# LINEAR REGRESSION

To explain the linear regression formula for a dataset with two feature instances ($x_1$ and $x_2$), where each feature instance has two data points, let's consider a small dataset as an example. In linear regression, we try to fit a model that can predict a dependent variable $y$ based on independent variables $x_1$ and $x_2$.

### Example Dataset:

| Data Point | $x_1$ (Feature 1) | $x_2$ (Feature 2) | $y$ (Target) |
|------------|-------------------|-------------------|--------------|
| 1          | $x_{11}$          | $x_{12}$          | $y_1$        |
| 2          | $x_{21}$          | $x_{22}$          | $y_2$        |

Here, $x_{11}$ and $x_{21}$ are the values of feature $x_1$ for the first and second data points, respectively, and $x_{12}$ and $x_{22}$ are the values of feature $x_2$ for the first and second data points, respectively. $y_1$ and $y_2$ are the target values for the first and second data points, respectively.

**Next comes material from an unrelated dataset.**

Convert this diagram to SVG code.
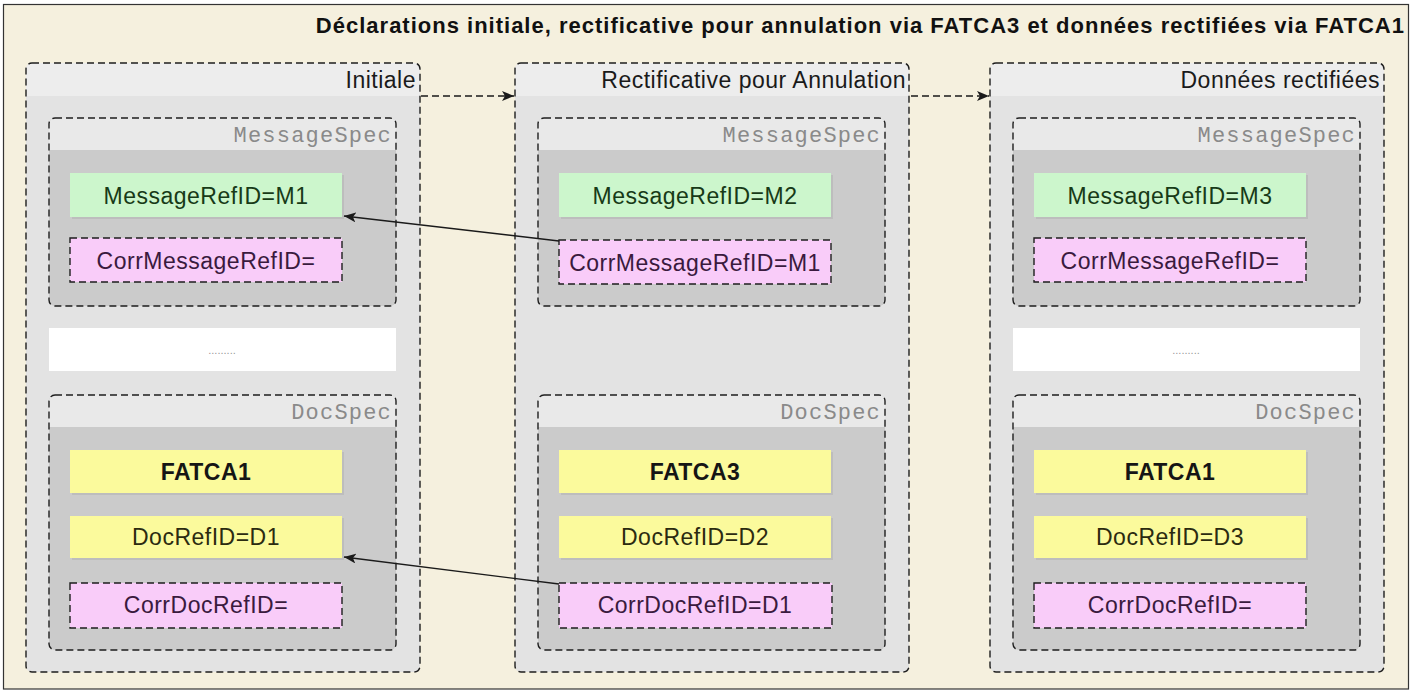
<svg xmlns="http://www.w3.org/2000/svg" width="1416" height="691" viewBox="0 0 1416 691">
  <style>
    .frame { fill: #f5f0de; stroke: #333; stroke-width: 1.2; }
    .title { font-family: "Liberation Sans", Arial, sans-serif; font-weight: bold; font-size: 22px; letter-spacing: 1px; fill: #111; text-anchor: end; }
    .dash { stroke: #1e1e1e; stroke-width: 1.4; stroke-dasharray: 7 4; fill: none; }
    .colHead { fill: #ededed; }
    .colBody { fill: #e3e3e3; }
    .colTitle { font-family: "Liberation Sans", Arial, sans-serif; font-size: 23px; letter-spacing: 0.5px; fill: #1a1a1a; text-anchor: end; }
    .specHead { fill: #e9e9e9; }
    .specBody { fill: #cbcbcb; }
    .specTitle { font-family: "Liberation Mono", "Courier New", monospace; font-size: 22px; letter-spacing: 1.2px; fill: #8a8a8a; text-anchor: end; }
    .green { fill: #ccf6cc; }
    .yellow { fill: #fbfa9c; }
    .pink { fill: #f9ccf9; }
    .white { fill: #ffffff; }
    .shadow { fill: #bdbdbd; }
    .item { font-family: "Liberation Sans", Arial, sans-serif; font-size: 23px; letter-spacing: 0.5px; text-anchor: middle; }
    .tGreen { fill: #173a17; }
    .tYellow { fill: #2b2b10; }
    .tPink { fill: #3a1a3e; }
    .bold { font-weight: bold; fill: #151515; }
    .dots { font-family: "Liberation Sans", Arial, sans-serif; font-size: 11px; fill: #999; text-anchor: middle; }
    .conn { stroke: #1a1a1a; stroke-width: 1.4; fill: none; }
    .connDash { stroke: #1a1a1a; stroke-width: 1.4; fill: none; stroke-dasharray: 7 4; }
  </style>
  <defs>
    <marker id="arrow" viewBox="0 0 12 10" refX="12" refY="5" markerWidth="12" markerHeight="10" markerUnits="userSpaceOnUse" orient="auto">
      <path d="M0,0 L12,5 L0,10 L3,5 z" fill="#1a1a1a"/>
    </marker>

    <!-- one declaration column, header band + body, drawn at the origin and translated -->
    <g id="colShell">
      <rect x="26" y="63" width="394" height="609" rx="6" class="colBody"/>
      <path d="M32,63 H414 A6,6 0 0 1 420,69 V96 H26 V69 A6,6 0 0 1 32,63 z" class="colHead"/>
      <rect x="26" y="63" width="394" height="609" rx="6" class="dash"/>
    </g>

    <!-- MessageSpec frame -->
    <g id="msgShell">
      <rect x="49" y="118" width="347" height="188" rx="6" class="specBody"/>
      <path d="M55,118 H390 A6,6 0 0 1 396,124 V150 H49 V124 A6,6 0 0 1 55,118 z" class="specHead"/>
      <rect x="49" y="118" width="347" height="188" rx="6" class="dash"/>
      <text x="392" y="142" class="specTitle">MessageSpec</text>
    </g>

    <!-- DocSpec frame -->
    <g id="docShell">
      <rect x="49" y="395" width="347" height="255" rx="6" class="specBody"/>
      <path d="M55,395 H390 A6,6 0 0 1 396,401 V427 H49 V401 A6,6 0 0 1 55,395 z" class="specHead"/>
      <rect x="49" y="395" width="347" height="255" rx="6" class="dash"/>
      <text x="392" y="419" class="specTitle">DocSpec</text>
    </g>
  </defs>

  <!-- outer frame -->
  <rect x="3.5" y="4.5" width="1405" height="684.5" class="frame"/>
  <text x="1405" y="33" class="title">Déclarations initiale, rectificative pour annulation via FATCA3 et données rectifiées via FATCA1</text>

  <!-- column: Initiale -->
  <g id="initiale">
    <use href="#colShell"/>
    <text x="416" y="88" class="colTitle">Initiale</text>
    <g id="initiale-messagespec">
      <use href="#msgShell"/>
      <rect x="72" y="175" width="272" height="44" class="shadow"/>
      <rect x="70" y="173" width="272" height="44" class="green"/>
      <text x="206" y="204" class="item tGreen">MessageRefID=M1</text>
      <rect x="70" y="238" width="272" height="44" class="pink"/>
      <rect x="70" y="238" width="272" height="44" class="dash"/>
      <text x="206" y="269" class="item tPink">CorrMessageRefID=</text>
    </g>
    <g id="initiale-etc">
      <rect x="49" y="328" width="347" height="43" class="white"/>
      <text x="222" y="354" class="dots">.........</text>
    </g>
    <g id="initiale-docspec">
      <use href="#docShell"/>
      <rect x="72" y="452" width="272" height="43" class="shadow"/>
      <rect x="70" y="450" width="272" height="43" class="yellow"/>
      <text x="206" y="480" class="item bold">FATCA1</text>
      <rect x="72" y="518" width="272" height="42" class="shadow"/>
      <rect x="70" y="516" width="272" height="42" class="yellow"/>
      <text x="206" y="545" class="item tYellow">DocRefID=D1</text>
      <rect x="70" y="583" width="272" height="45" class="pink"/>
      <rect x="70" y="583" width="272" height="45" class="dash"/>
      <text x="206" y="613" class="item tPink">CorrDocRefID=</text>
    </g>
  </g>

  <!-- column: Rectificative pour Annulation -->
  <g id="rectificative" transform="translate(489,0)">
    <use href="#colShell"/>
    <text x="417" y="88" class="colTitle">Rectificative pour Annulation</text>
    <g id="rectificative-messagespec">
      <use href="#msgShell"/>
      <rect x="72" y="175" width="272" height="44" class="shadow"/>
      <rect x="70" y="173" width="272" height="44" class="green"/>
      <text x="206" y="204" class="item tGreen">MessageRefID=M2</text>
      <rect x="70" y="240" width="272" height="44" class="pink"/>
      <rect x="70" y="240" width="272" height="44" class="dash"/>
      <text x="206" y="271" class="item tPink">CorrMessageRefID=M1</text>
    </g>
    <g id="rectificative-docspec">
      <use href="#docShell"/>
      <rect x="72" y="452" width="272" height="43" class="shadow"/>
      <rect x="70" y="450" width="272" height="43" class="yellow"/>
      <text x="206" y="480" class="item bold">FATCA3</text>
      <rect x="72" y="518" width="272" height="42" class="shadow"/>
      <rect x="70" y="516" width="272" height="42" class="yellow"/>
      <text x="206" y="545" class="item tYellow">DocRefID=D2</text>
      <rect x="70" y="583" width="273" height="45" class="pink"/>
      <rect x="70" y="583" width="273" height="45" class="dash"/>
      <text x="206" y="613" class="item tPink">CorrDocRefID=D1</text>
    </g>
  </g>

  <!-- column: Données rectifiées -->
  <g id="donnees" transform="translate(964,0)">
    <use href="#colShell"/>
    <text x="416" y="88" class="colTitle">Données rectifiées</text>
    <g id="donnees-messagespec">
      <use href="#msgShell"/>
      <rect x="72" y="175" width="272" height="44" class="shadow"/>
      <rect x="70" y="173" width="272" height="44" class="green"/>
      <text x="206" y="204" class="item tGreen">MessageRefID=M3</text>
      <rect x="70" y="238" width="272" height="44" class="pink"/>
      <rect x="70" y="238" width="272" height="44" class="dash"/>
      <text x="206" y="269" class="item tPink">CorrMessageRefID=</text>
    </g>
    <g id="donnees-etc">
      <rect x="49" y="328" width="347" height="43" class="white"/>
      <text x="222" y="354" class="dots">.........</text>
    </g>
    <g id="donnees-docspec">
      <use href="#docShell"/>
      <rect x="72" y="452" width="272" height="43" class="shadow"/>
      <rect x="70" y="450" width="272" height="43" class="yellow"/>
      <text x="206" y="480" class="item bold">FATCA1</text>
      <rect x="72" y="518" width="272" height="42" class="shadow"/>
      <rect x="70" y="516" width="272" height="42" class="yellow"/>
      <text x="206" y="545" class="item tYellow">DocRefID=D3</text>
      <rect x="70" y="583" width="272" height="45" class="pink"/>
      <rect x="70" y="583" width="272" height="45" class="dash"/>
      <text x="206" y="613" class="item tPink">CorrDocRefID=</text>
    </g>
  </g>

  <!-- connectors -->
  <g id="connectors">
    <line x1="421" y1="96" x2="514" y2="96" class="connDash" marker-end="url(#arrow)"/>
    <line x1="911" y1="96" x2="989" y2="96" class="connDash" marker-end="url(#arrow)"/>
    <line x1="559" y1="241" x2="344" y2="216" class="conn" marker-end="url(#arrow)"/>
    <line x1="559" y1="584" x2="344" y2="557" class="conn" marker-end="url(#arrow)"/>
  </g>
</svg>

### Linear Regression Model:

The linear regression model for this dataset can be represented as:

$\hat{y} = \theta_0 + \theta_1 x_1 + \theta_2 x_2$

In general terms:
$\hat{y} = \theta \cdot x$ 
$\hat{y} = \theta_0 + \theta_1 x_1 + \theta_2 x_2 + ... + \theta_n x_n$

Normal equation (Can be used instead of iterative approach - gradient descend). This will spit out result directly:
$\theta = (X^T \cdot X)^{-1} \cdot X^T \cdot y$

Where:
- $ \hat{y} $ is the predicted value of the target variable.
- $ \theta_0 $ is the intercept term.
- $ \theta_1 $ and $ \theta_2 $ are the coefficients for features $x_1$ and $x_2$, respectively, which represent the influence of each feature on the target variable.

### Objective:

The objective in linear regression is to find the values of $ \theta_0 $, $ \theta_1 $, and $ \theta_2 $ that minimize the difference between the predicted values $ \hat{y} $ and the actual target values $ y $ in the dataset. This is typically achieved by minimizing a cost function, such as the Mean Squared Error (MSE), which is defined as:

$MSE = \frac{1}{n} \sum_{i=1}^{n} (y_i - \hat{y}_i)^2$

For our dataset with two data points, this becomes:

$MSE = \frac{1}{2} \left[ (y_1 - (\theta_0 + \theta_1 x_{11} + \theta_2 x_{12}))^2 + (y_2 - (\theta_0 + \theta_1 x_{21} + \theta_2 x_{22}))^2 \right]$

### Solution:

The values of $ \theta_0 $, $ \theta_1 $, and $ \theta_2 $ that minimize the MSE can be found using various methods, including analytical solutions such as the Normal Equation in the case of linear regression without regularization, or iterative optimization methods such as Gradient Descent.

### Interpretation:

Once the optimal values of $ \theta_0 $, $ \theta_1 $, and $ \theta_2 $ are found, the linear regression model can predict the target variable $ y $ for any given values of $ x_1 $ and $ x_2 $ using the formula:

$\hat{y} = \theta_0 + \theta_1 x_1 + \theta_2 x_2$

This model assumes a linear relationship between the features ($x_1$ and $x_2\)) and the target variable ($y\)), and the coefficients ($ \theta_1 $ and $ \theta_2 \)) quantify the strength and direction of the relationship between each feature and the target.